As you may know, DJS is currently $3.92 and there is a fairly solid bid on the table for $4. Existing shareholders at 10 April will also receive a 10c fully franked dividend. The takeover arbitrageurs recommend buying the stock for a 2.0% return (excluding the dividend) plus potentially more upside should a higher bid develop. 

So is it a buy? For me personally, I am increasingly wary of quick small profit opportunities. They usually don't work out as well as expected, are very time consuming, hugely stressful, and the opportunity cost is huge. So increasingly I'm restricting myself to deep value ideas that have substantial upside that I don't have to watch the screen daily and stress about. So with all this in mind, my benchmark is that I only buy DJS if I am not concerned  to see the deal fall over and continue to hold it as an investment with the potential for lots of upside.
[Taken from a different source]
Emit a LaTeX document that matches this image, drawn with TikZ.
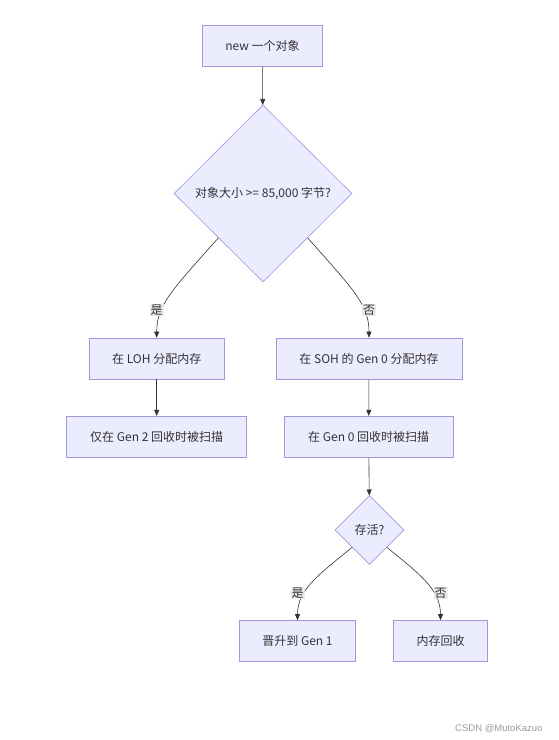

Will the deal succeed? Woolworths (South Africa) wants to buy DJS through a scheme-of-arrangement meaning at least 75% of all DJS shareholders will need to vote in favour. This shouldn't be a major problem. The bigger problem will be that Woolworths shareholders are also required to separately vote on the takeover and also agree to a very big capital raising. It would be silly to think this is a certainty. So while I have no view on whether the deal will complete, it is certainly not a lay-down. And the most likely Australian buyer, Myer, has declared it won't be bidding for DJS which massively reduces the odds of a bidding war.

The extreme pessimism has dissipated from the stock reminding me of the Howard Marks quote "If I were asked to name just one way to figure out whether something is a bargain or not, it would be through assessing how much optimism is incorporate in its price".

DJS has a market capitalisation of $2.11bn and owns an unbelievably well located property portfolio with brokers valuing it anywhere from $500m to $1bn (the big variable being the development potential in the Sydney Market St property). Zero net debt. Let's keep things simple and take an average estimated value of the property at $750m. That leaves the rest of the business valued by the market at $1.36bn. Very crudely, adding some additional rent back in to the P&L produces a full year estimated NPAT of ~$100m. This gives a PE of 14. Going forward profits may move higher or lower depending on management and just how much impact the internet will have etc - I will smarter people than me decide that. The valuation isn't actually so high, but not exactly deep value.  There are other ways to look at valuation and I may be wrong of course, but for me I want simple cigar butt stories.

In short, I can't see large gains to be made from here and potentially lots of headaches so it's not the stock for me.